# what i did at work today :)



## Revolution1221 (Apr 20, 2010)

I was pretty bored at work sitting in the break room. Noticed something i could do to liven things up a little haha. Whoever spots what i did gets a cookie! And the way to go cody is me just because im the only petcare associate who has sold a class this year but its not what your looking for.


----------



## Earthsiege (Apr 20, 2010)

Is it the '# of Asses Sold'? Lol.


----------



## Revolution1221 (Apr 20, 2010)

ahaha yep! here is your imaginary cookie!


----------



## funlad3 (Oct 9, 2010)

Off tangent here, but hey, shoot me...

Did you're old job ever involve selling Picasso Percula Clownfish? I'm just curious about the pricing in stores... Thanks!


----------



## Revolution1221 (Apr 20, 2010)

nope never sold them sorry


----------



## Albino_101 (Aug 14, 2008)

though every time you go to a website you do get a cookie, most likely multiple cookies.


----------



## Revolution1221 (Apr 20, 2010)

albino did you see the drawing im doing for a free gecko?


----------



## Betta man (Mar 25, 2011)

*hmmm*

Coooooooooooooooooooool!


----------



## Albino_101 (Aug 14, 2008)

no I didn't revolution, how do I join in?


----------



## Revolution1221 (Apr 20, 2010)

Betta man said:


> Wow! where you work is the only store I have ever heard of that sells donkeys.


haha nice^


----------



## Revolution1221 (Apr 20, 2010)

Albino_101 said:


> no I didn't revolution, how do I join in?

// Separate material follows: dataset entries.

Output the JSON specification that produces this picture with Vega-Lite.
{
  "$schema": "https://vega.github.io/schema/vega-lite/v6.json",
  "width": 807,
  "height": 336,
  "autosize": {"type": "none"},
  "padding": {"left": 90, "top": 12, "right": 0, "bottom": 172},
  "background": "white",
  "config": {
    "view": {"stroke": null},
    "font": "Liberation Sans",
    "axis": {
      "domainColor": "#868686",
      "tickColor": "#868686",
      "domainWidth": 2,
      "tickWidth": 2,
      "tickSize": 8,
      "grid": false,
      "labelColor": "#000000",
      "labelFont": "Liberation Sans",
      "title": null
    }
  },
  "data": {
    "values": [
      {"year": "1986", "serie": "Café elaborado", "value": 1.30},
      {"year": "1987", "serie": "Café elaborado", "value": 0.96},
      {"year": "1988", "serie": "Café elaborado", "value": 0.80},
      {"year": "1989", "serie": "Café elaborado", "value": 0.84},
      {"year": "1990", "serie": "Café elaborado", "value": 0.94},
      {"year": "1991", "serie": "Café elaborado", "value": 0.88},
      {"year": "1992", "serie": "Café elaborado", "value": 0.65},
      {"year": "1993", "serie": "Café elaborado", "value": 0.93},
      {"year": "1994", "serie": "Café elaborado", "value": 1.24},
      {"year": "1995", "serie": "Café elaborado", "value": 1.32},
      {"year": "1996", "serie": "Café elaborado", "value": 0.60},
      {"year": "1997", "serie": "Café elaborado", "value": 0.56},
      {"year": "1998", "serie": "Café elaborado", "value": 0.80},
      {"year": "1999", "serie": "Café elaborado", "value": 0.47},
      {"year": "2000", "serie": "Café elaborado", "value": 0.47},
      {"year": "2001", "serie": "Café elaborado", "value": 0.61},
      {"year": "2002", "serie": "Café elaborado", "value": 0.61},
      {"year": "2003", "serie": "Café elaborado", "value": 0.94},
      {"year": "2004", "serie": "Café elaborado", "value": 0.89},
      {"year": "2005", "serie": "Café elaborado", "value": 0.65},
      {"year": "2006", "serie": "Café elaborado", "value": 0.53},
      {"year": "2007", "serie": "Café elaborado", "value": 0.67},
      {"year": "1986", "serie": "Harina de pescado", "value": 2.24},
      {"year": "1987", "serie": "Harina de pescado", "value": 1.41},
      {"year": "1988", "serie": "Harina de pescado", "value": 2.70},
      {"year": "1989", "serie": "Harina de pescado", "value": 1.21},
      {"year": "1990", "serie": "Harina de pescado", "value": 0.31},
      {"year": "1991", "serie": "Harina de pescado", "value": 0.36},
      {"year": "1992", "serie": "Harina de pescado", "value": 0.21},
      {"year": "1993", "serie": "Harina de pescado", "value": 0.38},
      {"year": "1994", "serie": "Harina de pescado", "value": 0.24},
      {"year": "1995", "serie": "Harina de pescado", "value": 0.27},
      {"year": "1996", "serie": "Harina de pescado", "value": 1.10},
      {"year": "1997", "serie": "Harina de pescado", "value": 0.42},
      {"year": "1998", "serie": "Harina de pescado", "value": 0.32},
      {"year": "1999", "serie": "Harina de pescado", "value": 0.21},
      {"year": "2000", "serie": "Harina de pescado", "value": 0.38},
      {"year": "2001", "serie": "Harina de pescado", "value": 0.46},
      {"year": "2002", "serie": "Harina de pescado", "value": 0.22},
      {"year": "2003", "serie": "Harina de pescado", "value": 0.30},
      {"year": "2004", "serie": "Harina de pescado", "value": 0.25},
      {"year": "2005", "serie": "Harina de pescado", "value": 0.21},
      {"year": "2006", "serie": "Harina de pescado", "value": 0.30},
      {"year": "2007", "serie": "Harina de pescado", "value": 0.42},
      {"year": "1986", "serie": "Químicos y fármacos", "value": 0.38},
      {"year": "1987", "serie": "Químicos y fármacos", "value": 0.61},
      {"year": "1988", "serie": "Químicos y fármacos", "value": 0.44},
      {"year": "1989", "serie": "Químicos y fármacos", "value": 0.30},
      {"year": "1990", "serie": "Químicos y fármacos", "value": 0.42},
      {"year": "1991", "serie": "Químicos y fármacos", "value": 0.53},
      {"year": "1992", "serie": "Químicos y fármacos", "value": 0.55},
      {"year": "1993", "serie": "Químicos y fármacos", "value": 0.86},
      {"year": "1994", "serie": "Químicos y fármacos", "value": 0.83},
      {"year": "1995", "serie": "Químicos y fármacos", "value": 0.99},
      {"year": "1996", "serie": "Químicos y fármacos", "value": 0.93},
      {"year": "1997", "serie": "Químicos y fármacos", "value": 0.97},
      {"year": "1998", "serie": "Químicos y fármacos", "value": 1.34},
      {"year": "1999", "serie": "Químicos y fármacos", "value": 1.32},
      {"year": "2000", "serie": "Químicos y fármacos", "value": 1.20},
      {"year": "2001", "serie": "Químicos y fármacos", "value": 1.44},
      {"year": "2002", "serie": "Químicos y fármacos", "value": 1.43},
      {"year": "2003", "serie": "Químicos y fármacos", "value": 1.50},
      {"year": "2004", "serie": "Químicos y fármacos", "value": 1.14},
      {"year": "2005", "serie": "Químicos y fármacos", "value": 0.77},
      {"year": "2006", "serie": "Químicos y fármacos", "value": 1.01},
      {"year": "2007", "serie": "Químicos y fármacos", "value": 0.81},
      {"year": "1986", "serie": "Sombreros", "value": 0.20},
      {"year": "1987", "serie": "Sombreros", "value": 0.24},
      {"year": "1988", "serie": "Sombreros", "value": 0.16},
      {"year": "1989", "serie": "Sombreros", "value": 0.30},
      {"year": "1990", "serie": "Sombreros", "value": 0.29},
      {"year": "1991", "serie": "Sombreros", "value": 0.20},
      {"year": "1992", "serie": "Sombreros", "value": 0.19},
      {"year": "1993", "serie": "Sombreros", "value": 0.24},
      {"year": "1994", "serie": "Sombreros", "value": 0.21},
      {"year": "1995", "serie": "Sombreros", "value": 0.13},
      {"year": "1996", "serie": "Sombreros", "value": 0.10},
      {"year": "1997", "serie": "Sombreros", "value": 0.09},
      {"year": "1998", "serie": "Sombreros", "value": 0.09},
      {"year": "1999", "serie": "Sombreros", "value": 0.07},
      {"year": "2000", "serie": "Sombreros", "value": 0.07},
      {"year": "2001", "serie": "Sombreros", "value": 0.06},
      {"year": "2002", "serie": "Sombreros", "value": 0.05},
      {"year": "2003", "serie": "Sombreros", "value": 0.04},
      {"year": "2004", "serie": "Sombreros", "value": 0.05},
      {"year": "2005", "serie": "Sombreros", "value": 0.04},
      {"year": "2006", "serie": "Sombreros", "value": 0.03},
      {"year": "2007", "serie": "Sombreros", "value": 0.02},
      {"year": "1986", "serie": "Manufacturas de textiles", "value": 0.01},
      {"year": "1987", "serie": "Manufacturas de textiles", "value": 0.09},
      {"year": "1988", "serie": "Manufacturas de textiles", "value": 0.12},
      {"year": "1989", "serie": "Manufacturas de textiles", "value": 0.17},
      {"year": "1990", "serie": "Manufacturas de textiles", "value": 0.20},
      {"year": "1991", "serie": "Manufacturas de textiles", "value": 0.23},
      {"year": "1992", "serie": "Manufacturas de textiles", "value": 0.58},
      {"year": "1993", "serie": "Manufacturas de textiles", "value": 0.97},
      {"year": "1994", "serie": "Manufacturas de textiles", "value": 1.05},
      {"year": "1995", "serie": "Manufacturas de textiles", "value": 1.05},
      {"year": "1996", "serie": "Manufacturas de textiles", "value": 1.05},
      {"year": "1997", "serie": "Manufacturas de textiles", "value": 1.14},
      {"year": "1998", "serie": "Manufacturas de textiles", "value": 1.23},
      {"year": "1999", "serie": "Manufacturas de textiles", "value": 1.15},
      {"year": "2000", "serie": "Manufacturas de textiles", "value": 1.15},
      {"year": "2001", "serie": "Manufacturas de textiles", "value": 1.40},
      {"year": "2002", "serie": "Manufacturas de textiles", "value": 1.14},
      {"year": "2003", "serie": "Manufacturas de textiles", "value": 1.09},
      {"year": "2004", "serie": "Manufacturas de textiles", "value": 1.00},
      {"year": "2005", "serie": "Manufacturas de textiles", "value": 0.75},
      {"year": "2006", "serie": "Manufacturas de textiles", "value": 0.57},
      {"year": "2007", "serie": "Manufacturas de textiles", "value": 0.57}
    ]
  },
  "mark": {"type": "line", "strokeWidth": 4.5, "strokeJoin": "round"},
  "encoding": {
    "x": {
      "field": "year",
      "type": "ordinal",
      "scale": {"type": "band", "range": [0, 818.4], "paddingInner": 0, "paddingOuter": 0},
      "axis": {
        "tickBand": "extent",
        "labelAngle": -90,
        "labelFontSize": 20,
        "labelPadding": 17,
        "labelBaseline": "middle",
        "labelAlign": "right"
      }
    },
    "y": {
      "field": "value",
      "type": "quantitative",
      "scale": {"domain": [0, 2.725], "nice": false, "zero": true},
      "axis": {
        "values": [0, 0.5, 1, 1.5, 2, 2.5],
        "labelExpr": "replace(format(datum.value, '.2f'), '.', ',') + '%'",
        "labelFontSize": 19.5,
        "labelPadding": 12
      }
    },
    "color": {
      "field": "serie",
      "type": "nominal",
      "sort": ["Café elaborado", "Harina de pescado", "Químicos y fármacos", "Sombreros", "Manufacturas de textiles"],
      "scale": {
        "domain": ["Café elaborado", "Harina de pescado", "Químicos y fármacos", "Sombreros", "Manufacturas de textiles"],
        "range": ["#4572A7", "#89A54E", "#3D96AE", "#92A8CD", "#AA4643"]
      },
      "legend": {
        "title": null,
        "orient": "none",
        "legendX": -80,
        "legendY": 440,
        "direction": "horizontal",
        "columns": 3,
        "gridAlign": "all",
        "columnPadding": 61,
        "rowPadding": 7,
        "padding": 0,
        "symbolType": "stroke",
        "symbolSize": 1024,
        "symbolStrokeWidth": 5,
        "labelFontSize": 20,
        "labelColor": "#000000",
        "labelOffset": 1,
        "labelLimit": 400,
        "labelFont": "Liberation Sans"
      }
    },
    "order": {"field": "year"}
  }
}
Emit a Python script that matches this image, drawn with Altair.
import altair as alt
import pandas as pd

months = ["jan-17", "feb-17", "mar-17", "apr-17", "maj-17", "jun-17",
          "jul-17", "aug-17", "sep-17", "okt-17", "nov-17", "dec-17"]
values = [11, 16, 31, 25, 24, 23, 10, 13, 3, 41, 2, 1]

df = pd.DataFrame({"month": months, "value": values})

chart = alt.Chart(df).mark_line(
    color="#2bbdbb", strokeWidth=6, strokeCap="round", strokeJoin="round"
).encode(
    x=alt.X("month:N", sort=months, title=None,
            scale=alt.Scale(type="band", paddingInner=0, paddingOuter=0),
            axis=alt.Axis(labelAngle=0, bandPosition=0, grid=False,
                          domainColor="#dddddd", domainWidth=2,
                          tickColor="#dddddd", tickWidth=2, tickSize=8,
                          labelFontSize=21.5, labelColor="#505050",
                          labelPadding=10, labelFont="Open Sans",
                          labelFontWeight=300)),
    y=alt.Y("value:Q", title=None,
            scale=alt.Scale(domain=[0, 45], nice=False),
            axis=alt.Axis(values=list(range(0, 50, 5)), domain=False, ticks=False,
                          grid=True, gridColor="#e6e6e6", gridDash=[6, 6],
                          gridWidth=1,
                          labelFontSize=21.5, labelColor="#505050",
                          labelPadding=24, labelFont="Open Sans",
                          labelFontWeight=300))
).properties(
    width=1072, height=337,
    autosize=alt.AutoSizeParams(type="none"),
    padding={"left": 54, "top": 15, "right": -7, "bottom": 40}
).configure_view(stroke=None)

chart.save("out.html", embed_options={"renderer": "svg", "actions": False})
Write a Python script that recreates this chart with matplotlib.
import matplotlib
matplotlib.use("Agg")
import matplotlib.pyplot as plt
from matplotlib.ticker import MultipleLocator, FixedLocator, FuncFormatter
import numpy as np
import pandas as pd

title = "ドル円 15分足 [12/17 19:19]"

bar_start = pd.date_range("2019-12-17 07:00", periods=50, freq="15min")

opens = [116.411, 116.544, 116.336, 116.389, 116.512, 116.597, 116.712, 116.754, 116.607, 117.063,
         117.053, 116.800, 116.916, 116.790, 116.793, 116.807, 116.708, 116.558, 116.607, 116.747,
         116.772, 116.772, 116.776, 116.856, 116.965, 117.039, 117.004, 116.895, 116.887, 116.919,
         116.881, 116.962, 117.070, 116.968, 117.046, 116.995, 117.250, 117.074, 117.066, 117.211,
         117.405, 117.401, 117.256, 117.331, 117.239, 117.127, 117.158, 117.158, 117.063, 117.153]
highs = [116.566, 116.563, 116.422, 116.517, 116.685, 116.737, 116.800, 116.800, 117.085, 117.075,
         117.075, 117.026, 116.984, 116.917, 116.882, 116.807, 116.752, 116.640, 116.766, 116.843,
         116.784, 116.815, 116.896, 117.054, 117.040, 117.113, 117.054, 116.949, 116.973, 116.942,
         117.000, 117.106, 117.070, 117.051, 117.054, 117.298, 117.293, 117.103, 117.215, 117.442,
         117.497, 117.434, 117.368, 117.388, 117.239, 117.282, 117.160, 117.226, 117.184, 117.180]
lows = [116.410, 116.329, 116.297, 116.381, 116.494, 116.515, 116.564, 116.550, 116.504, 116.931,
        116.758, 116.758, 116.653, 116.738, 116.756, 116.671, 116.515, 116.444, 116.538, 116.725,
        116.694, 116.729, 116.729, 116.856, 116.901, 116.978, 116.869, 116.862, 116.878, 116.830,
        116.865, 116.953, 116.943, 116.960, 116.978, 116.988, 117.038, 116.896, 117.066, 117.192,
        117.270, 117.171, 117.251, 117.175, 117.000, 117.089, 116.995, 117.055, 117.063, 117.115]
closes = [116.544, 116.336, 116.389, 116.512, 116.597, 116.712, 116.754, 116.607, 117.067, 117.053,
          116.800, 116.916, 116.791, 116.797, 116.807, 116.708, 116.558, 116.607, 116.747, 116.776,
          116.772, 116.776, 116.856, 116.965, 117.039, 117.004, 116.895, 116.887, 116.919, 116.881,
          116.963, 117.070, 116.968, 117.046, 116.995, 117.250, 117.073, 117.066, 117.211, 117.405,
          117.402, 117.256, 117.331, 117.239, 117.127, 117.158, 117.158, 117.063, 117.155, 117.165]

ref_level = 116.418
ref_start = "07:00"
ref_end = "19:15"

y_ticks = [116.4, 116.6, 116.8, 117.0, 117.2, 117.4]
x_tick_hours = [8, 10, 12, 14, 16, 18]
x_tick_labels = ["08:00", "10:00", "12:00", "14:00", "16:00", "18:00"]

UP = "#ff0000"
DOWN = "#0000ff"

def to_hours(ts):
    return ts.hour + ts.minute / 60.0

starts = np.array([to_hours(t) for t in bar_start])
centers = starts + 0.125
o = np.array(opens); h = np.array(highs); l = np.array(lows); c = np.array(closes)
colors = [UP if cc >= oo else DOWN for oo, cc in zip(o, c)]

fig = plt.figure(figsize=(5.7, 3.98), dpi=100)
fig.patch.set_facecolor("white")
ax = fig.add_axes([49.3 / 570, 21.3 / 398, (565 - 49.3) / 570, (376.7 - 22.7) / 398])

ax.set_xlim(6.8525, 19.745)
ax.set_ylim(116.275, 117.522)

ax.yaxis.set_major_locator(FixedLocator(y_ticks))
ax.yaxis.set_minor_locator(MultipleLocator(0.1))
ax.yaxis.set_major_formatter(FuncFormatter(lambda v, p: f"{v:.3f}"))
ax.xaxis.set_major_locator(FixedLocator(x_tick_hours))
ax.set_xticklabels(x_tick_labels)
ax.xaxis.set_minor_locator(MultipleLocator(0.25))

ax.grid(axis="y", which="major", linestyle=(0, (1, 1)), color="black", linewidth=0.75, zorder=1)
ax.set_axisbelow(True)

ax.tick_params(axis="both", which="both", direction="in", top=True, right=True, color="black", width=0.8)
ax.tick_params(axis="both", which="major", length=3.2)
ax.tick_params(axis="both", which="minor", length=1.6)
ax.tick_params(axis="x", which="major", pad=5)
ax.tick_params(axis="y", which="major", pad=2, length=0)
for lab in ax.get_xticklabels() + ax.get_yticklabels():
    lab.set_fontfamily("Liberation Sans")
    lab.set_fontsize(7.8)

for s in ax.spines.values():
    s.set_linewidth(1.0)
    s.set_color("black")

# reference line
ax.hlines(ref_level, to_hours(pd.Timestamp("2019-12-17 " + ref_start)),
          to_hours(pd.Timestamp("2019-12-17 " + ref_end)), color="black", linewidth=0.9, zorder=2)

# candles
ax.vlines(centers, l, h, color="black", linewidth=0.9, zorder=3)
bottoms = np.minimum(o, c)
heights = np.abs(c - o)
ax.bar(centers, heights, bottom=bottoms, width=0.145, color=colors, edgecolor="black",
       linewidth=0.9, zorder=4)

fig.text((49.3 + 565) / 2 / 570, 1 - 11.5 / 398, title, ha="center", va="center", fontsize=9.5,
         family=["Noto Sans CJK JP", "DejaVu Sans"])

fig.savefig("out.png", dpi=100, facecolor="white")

im taking entrants on my facebook page just click the link in my sig. its $10 entry only 10 people will be allowed in. buyer will pay half of shipping which will run about $25. The gecko will be worth somewhere in the range of $75-$100 i will be offering about 3 geckos winner will have choice of their favorite. taking payment through paypal to [email protected] can send as soon as you want i will be kicking it off real soon already have about 8 confirmed people.


----------



## Revolution1221 (Apr 20, 2010)

im also going to make a video of the drawing so everyone can see that it is infact completely random and not rigged.


----------



## Corwin (May 23, 2010)

Hey revo whats your selling price for apple snails? Just curious as my tank has a ton of them and I'm thinking I may try to sell some off localy.


----------



## Revolution1221 (Apr 20, 2010)

we dont sell them where i work now but where i used to work it was either $2.95 or $3.95 cant remember


----------



## Albino_101 (Aug 14, 2008)

oh well thanks for the offer revolution, but today my dad and I got a really good deal on a 60 gallon tank with a stand and lights, so my money is going to make that into a saltwater tank.


----------



## funlad3 (Oct 9, 2010)

PM about to be sent!


----------



## egoreise (Mar 16, 2011)

Hey, Rev! Do you plan on doin any more drawings like this one? This month worked out bad financially, but I really would be interested if you do it again.


.... perdy please?


----------



## Revolution1221 (Apr 20, 2010)

of course this one is seeming like its going to turn out good been talking to a lot of people about it who are interested i just really need to announce what geckos are going to be in the drawing and get going on it!


----------



## egoreise (Mar 16, 2011)

Awesome. I lok forward to the next drawing!


----------



## iheartfish:) (Jan 19, 2011)

It seems like the gecko business is really kind to you, rev.  great job!


----------



## fishloverzj (May 3, 2010)

Revolution1221 said:


> of course this one is seeming like its going to turn out good been talking to a lot of people about it who are interested i just really need to announce what geckos are going to be in the drawing and get going on it!


I might eventually enter, if you have leos.


----------



## Revolution1221 (Apr 20, 2010)

no leos right now im more into the arboreal species of geckos concidering a pair of crocodile skinks as well might be dropping a deposit or possibly be picking one up tomorrow. getting a trio of gargoyle geckos next week and hoping my white lineds will start producing soon ive got an awesome cage comming for them tomorrow and 4 more reptibreeze cages. also am going to pick up about 10-15 cresties tomorrow


----------